• Directive
Quote the listing below in full and exactly as written, but omit every picture.

• Raw data
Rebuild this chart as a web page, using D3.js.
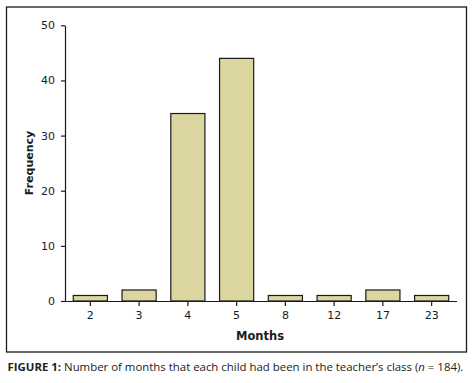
<!DOCTYPE html>
<html>
<head>
<meta charset="utf-8">
<script src="https://cdn.jsdelivr.net/npm/d3@7"></script>
<style>
  body { margin: 0; background: #fff; }
  svg { display: block; }
</style>
</head>
<body>
<svg id="chart" width="473" height="383"></svg>
<script>
// values
let months = ["2", "3", "4", "5", "8", "12", "17", "23"];
let frequency = [1, 2, 34, 44, 1, 1, 2, 1];
let yTicks = [0, 10, 20, 30, 40, 50];

const svg = d3.select("#chart");
const font = "'DejaVu Sans', Verdana, sans-serif";

// frame round the plot
svg.append("rect")
  .attr("x", 6.5).attr("y", 7)
  .attr("width", 460).attr("height", 345)
  .attr("fill", "none")
  .attr("stroke", "#1a1a1a")
  .attr("stroke-width", 1.3);

const plotLeft = 65, plotRight = 457, plotTop = 25.3, plotBottom = 301;

const x = d3.scaleBand()
  .domain(months)
  .range([plotLeft, plotRight])
  .paddingInner(0.3)
  .paddingOuter(0.17);

const y = d3.scaleLinear()
  .domain([0, 50])
  .range([plotBottom, plotTop]);

// bars
svg.selectAll(".bar")
  .data(months)
  .enter()
  .append("rect")
  .attr("class", "bar")
  .attr("x", d => x(d))
  .attr("y", (d, i) => y(frequency[i]))
  .attr("width", x.bandwidth())
  .attr("height", (d, i) => plotBottom - y(frequency[i]))
  .attr("fill", "#dbd59f")
  .attr("stroke", "#1a1a1a")
  .attr("stroke-width", 1.2);

// y axis
const yAxis = svg.append("g")
  .attr("transform", `translate(${plotLeft},0)`)
  .call(d3.axisLeft(y).tickValues(yTicks).tickSize(4).tickPadding(6).tickSizeOuter(0));

// x axis
const xAxis = svg.append("g")
  .attr("transform", `translate(0,${plotBottom})`)
  .call(d3.axisBottom(x).tickSize(5).tickPadding(5).tickSizeOuter(0));

xAxis.select(".domain").attr("d", `M${plotLeft - 4},0.5H${plotRight}`);

for (let ax of [xAxis, yAxis]) {
  ax.selectAll("path, line").attr("stroke", "#1a1a1a").attr("stroke-width", 1.2);
  ax.selectAll("text")
    .attr("fill", "#1a1a1a")
    .style("font-family", font)
    .style("font-size", "11px");
}

// axis titles
svg.append("text")
  .attr("x", 260).attr("y", 340)
  .attr("text-anchor", "middle")
  .style("font-family", font)
  .style("font-size", "11.5px")
  .style("font-weight", "bold")
  .attr("fill", "#1a1a1a")
  .text("Months");

svg.append("text")
  .attr("transform", "translate(33,163) rotate(-90)")
  .attr("text-anchor", "middle")
  .style("font-family", font)
  .style("font-size", "11px")
  .style("font-weight", "bold")
  .attr("fill", "#1a1a1a")
  .text("Frequency");

// caption - font size picked so the line spans the frame width
let caption = svg.append("text")
  .attr("x", 7.5).attr("y", 371)
  .style("font-family", "'Open Sans', sans-serif")
  .style("font-size", "12px")
  .attr("fill", "#222");
caption.append("tspan").style("font-weight", "bold").text("FIGURE 1:");
caption.append("tspan").text(" Number of months that each child had been in the teacher\u2019s class (");
caption.append("tspan").style("font-style", "italic").text("n");
caption.append("tspan").text(" = 184).");
let w = caption.node().getComputedTextLength();
caption.style("font-size", (12 * 456 / w).toFixed(2) + "px");
</script>
</body>
</html>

• Answer to the problem
Rebuild this chart as a web page, using D3.js.
<!DOCTYPE html>
<html>
<head>
<meta charset="utf-8">
<script src="https://cdn.jsdelivr.net/npm/d3@7"></script>
<style>
  body { margin: 0; background: #fff; }
  svg { display: block; }
</style>
</head>
<body>
<svg id="chart" width="473" height="383"></svg>
<script>
// values
let months = ["2", "3", "4", "5", "8", "12", "17", "23"];
let frequency = [1, 2, 34, 44, 1, 1, 2, 1];
let yTicks = [0, 10, 20, 30, 40, 50];

const svg = d3.select("#chart");
const font = "'DejaVu Sans', Verdana, sans-serif";

// frame round the plot
svg.append("rect")
  .attr("x", 6.5).attr("y", 7)
  .attr("width", 460).attr("height", 345)
  .attr("fill", "none")
  .attr("stroke", "#1a1a1a")
  .attr("stroke-width", 1.3);

const plotLeft = 65, plotRight = 457, plotTop = 25.3, plotBottom = 301;

const x = d3.scaleBand()
  .domain(months)
  .range([plotLeft, plotRight])
  .paddingInner(0.3)
  .paddingOuter(0.17);

const y = d3.scaleLinear()
  .domain([0, 50])
  .range([plotBottom, plotTop]);

// bars
svg.selectAll(".bar")
  .data(months)
  .enter()
  .append("rect")
  .attr("class", "bar")
  .attr("x", d => x(d))
  .attr("y", (d, i) => y(frequency[i]))
  .attr("width", x.bandwidth())
  .attr("height", (d, i) => plotBottom - y(frequency[i]))
  .attr("fill", "#dbd59f")
  .attr("stroke", "#1a1a1a")
  .attr("stroke-width", 1.2);

// y axis
const yAxis = svg.append("g")
  .attr("transform", `translate(${plotLeft},0)`)
  .call(d3.axisLeft(y).tickValues(yTicks).tickSize(4).tickPadding(6).tickSizeOuter(0));

// x axis
const xAxis = svg.append("g")
  .attr("transform", `translate(0,${plotBottom})`)
  .call(d3.axisBottom(x).tickSize(5).tickPadding(5).tickSizeOuter(0));

xAxis.select(".domain").attr("d", `M${plotLeft - 4},0.5H${plotRight}`);

for (let ax of [xAxis, yAxis]) {
  ax.selectAll("path, line").attr("stroke", "#1a1a1a").attr("stroke-width", 1.2);
  ax.selectAll("text")
    .attr("fill", "#1a1a1a")
    .style("font-family", font)
    .style("font-size", "11px");
}

// axis titles
svg.append("text")
  .attr("x", 260).attr("y", 340)
  .attr("text-anchor", "middle")
  .style("font-family", font)
  .style("font-size", "11.5px")
  .style("font-weight", "bold")
  .attr("fill", "#1a1a1a")
  .text("Months");

svg.append("text")
  .attr("transform", "translate(33,163) rotate(-90)")
  .attr("text-anchor", "middle")
  .style("font-family", font)
  .style("font-size", "11px")
  .style("font-weight", "bold")
  .attr("fill", "#1a1a1a")
  .text("Frequency");

// caption - font size picked so the line spans the frame width
let caption = svg.append("text")
  .attr("x", 7.5).attr("y", 371)
  .style("font-family", "'Open Sans', sans-serif")
  .style("font-size", "12px")
  .attr("fill", "#222");
caption.append("tspan").style("font-weight", "bold").text("FIGURE 1:");
caption.append("tspan").text(" Number of months that each child had been in the teacher\u2019s class (");
caption.append("tspan").style("font-style", "italic").text("n");
caption.append("tspan").text(" = 184).");
let w = caption.node().getComputedTextLength();
caption.style("font-size", (12 * 456 / w).toFixed(2) + "px");
</script>
</body>
</html>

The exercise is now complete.